Structured-based drug design: Human Folate receptors and Cancer
on 9/9/10, a speaker by the name of Charles Dann III came to our chemistry seminar session and talked about the Structured-based drug design: human Folate receptors and Cancer. He was a tall caucasian male in his late 30's. He spoke clearly and I thought he had a great "stage personality".
He began by talking about Folic acid, which is a single C transferase. From there, he transitioned into Antifolates. Antifolate design closely resembles folate ligand, but is used to target specific enzymes for inhibition. Using Antifolates, Charles hopes to kill cancer cells in the future.
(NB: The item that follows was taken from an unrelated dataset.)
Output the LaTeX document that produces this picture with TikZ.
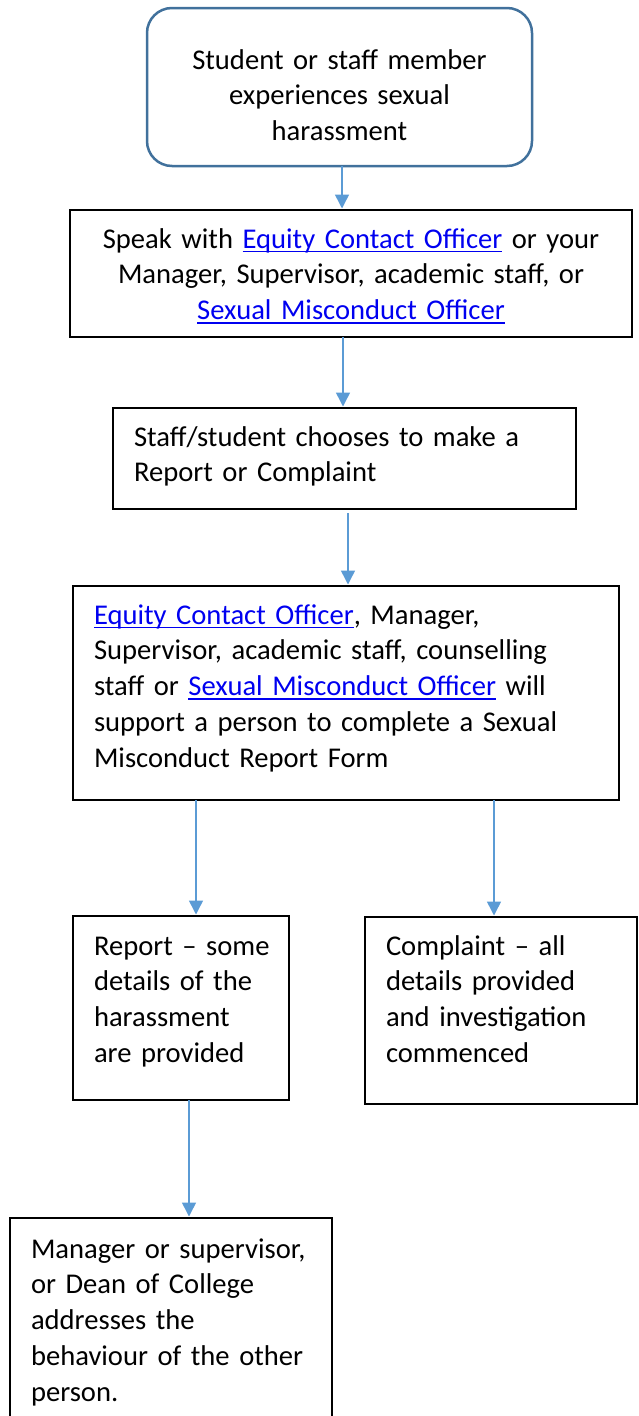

The basic idea, is that these antifolates need to bind the folate receptors, but not on the reduced folate carriers. A surprising fact that he mentioned, was that this field had actually been investigated for over 60 years. He gave multiple examples of experiments that had not worked.
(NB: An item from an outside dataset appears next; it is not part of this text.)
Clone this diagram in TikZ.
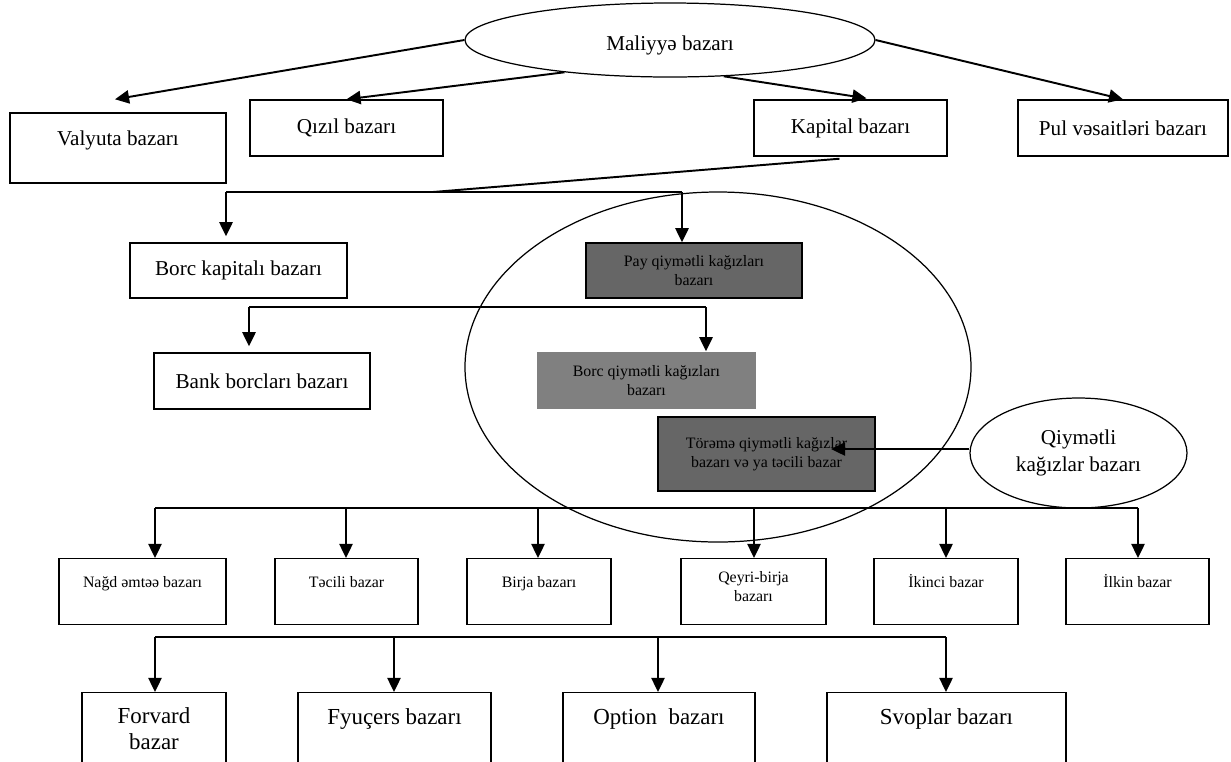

From there, Charles transitioned into crystallography and its proceedures. Basically, the first step is to obtain pure protein. Then, you just have to wait for crystallization trials to succeed. The third step is to blast crystals with X-rays. The fourth and fifth step involved processing the data, then building and refining a model. Crystallography shows the structure of the proteins. The reason he mentioned crystallography seemingly out of nowhere, was because he had tried to see the follate receptor using crystallography. He didn't go very deep into his own research.
Overall, his presentation was very interesting. The audience, including myself was never bored and had many questions for him at the end. One thing that I was dissapointed in, was the fact that he showed many of other people's experiments that had failed, and not alot of his own work was presented on.